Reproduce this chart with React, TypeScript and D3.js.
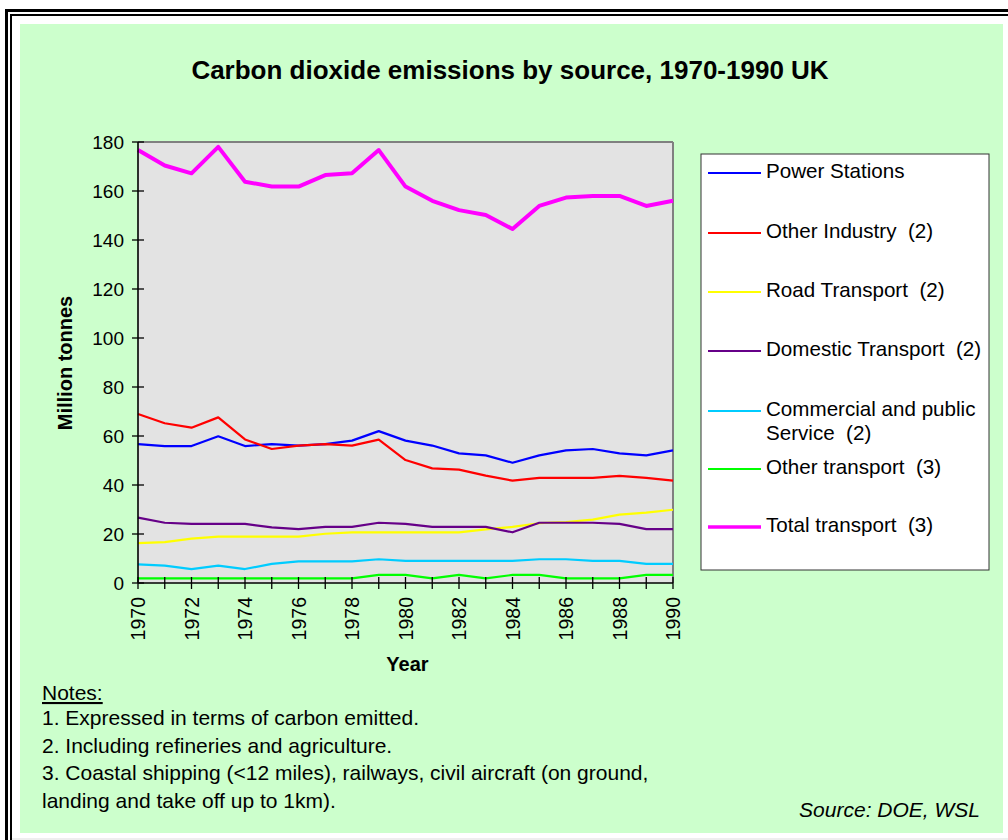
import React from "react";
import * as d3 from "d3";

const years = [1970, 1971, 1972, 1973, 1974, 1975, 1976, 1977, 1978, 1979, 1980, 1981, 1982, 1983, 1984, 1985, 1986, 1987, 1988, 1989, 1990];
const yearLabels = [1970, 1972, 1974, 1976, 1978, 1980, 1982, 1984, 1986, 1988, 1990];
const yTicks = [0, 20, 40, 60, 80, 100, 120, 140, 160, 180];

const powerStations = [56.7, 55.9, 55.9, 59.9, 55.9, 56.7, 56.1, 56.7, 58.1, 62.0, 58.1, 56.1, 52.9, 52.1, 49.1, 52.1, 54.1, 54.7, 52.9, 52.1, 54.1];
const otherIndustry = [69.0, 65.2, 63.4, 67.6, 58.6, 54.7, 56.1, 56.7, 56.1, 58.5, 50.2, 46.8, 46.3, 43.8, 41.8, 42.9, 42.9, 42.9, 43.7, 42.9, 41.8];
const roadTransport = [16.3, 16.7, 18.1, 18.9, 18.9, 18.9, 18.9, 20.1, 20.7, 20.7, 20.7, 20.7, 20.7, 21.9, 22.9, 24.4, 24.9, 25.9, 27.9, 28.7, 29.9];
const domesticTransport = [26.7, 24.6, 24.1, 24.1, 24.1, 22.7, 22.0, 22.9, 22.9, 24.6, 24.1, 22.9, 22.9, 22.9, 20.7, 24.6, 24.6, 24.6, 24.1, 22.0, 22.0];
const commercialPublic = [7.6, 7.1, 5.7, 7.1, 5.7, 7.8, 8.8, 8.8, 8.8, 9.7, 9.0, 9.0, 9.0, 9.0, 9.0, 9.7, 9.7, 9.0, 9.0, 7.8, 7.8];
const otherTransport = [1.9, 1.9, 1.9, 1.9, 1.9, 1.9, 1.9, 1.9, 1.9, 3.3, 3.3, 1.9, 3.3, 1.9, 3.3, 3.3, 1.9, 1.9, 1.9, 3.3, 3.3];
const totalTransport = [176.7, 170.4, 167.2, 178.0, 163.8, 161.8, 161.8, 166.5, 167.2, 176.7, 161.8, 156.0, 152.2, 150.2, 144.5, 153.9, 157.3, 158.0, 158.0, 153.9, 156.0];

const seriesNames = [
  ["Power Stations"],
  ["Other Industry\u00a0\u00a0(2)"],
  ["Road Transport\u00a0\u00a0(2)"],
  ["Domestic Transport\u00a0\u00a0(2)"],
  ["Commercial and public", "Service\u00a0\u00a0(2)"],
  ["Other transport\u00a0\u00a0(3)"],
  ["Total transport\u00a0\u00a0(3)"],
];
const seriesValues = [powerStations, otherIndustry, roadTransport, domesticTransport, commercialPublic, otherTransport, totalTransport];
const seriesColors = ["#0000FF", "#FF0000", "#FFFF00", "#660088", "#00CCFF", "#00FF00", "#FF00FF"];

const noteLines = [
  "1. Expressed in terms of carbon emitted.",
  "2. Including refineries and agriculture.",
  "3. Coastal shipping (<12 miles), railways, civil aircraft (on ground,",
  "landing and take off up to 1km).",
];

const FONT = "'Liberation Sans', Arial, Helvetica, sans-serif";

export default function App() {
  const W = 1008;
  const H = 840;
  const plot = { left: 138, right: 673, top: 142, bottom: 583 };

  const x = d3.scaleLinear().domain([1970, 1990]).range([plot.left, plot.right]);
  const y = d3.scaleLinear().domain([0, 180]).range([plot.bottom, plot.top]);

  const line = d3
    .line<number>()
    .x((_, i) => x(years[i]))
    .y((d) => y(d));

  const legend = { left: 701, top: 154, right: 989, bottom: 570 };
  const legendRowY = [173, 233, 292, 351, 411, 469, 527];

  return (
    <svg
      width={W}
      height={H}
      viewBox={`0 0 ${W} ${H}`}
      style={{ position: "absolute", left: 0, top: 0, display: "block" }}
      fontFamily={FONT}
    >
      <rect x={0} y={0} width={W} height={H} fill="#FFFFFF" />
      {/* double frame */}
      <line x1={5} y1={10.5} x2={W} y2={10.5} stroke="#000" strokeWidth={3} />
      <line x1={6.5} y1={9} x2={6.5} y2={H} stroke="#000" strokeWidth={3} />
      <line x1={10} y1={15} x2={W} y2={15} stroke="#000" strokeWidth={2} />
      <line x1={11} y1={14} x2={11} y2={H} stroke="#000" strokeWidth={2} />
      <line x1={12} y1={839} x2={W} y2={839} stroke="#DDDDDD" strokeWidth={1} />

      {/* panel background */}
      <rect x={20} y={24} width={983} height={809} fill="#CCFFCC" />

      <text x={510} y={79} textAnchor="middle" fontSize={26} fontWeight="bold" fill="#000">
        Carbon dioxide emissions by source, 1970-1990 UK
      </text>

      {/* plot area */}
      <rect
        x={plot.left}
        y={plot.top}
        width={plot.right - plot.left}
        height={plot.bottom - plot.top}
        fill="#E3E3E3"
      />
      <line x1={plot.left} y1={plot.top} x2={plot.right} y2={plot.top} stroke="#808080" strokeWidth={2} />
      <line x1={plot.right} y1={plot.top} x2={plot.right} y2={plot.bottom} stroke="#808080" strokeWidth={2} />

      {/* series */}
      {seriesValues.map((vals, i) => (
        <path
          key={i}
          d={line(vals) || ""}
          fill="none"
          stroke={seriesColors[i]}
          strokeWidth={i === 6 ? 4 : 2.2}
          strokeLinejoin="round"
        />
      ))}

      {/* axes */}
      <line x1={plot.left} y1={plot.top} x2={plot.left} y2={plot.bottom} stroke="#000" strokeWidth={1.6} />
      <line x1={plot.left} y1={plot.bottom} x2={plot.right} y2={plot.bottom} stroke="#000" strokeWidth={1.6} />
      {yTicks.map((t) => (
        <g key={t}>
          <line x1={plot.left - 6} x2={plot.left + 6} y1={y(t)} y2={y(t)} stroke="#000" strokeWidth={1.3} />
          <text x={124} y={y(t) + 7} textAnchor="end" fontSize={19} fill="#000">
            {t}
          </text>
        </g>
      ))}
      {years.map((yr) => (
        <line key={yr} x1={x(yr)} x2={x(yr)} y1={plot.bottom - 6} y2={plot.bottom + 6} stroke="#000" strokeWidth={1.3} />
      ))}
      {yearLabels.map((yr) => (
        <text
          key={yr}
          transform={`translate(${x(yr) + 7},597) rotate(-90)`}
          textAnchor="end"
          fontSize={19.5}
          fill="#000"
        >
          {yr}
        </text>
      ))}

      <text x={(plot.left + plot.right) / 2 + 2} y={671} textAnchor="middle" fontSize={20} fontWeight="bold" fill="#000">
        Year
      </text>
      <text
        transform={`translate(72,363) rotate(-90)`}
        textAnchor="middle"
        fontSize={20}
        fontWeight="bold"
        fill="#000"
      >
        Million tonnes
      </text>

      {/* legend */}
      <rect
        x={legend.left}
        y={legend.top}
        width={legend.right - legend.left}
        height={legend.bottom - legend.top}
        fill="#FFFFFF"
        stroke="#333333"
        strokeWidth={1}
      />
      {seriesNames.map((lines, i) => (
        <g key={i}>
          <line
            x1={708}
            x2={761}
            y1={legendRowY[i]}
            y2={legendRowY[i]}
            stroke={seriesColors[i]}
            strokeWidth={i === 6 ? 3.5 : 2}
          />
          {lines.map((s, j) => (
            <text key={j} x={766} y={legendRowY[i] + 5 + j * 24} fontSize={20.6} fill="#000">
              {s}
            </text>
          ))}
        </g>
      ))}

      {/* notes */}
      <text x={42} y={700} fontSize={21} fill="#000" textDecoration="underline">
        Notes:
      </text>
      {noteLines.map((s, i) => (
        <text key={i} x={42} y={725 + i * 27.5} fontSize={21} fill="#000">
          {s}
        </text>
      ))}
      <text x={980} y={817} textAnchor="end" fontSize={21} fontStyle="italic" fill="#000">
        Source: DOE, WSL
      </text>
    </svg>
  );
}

**TASK TO COMPLETE**
Please quote the lines of the material, beginning with the first and ending with the one that contains "import * as", exactly as written and without any pictures.

**THE OUTPUT**
Reproduce this chart with React, TypeScript and D3.js.
import React from "react";
import * as d3 from "d3";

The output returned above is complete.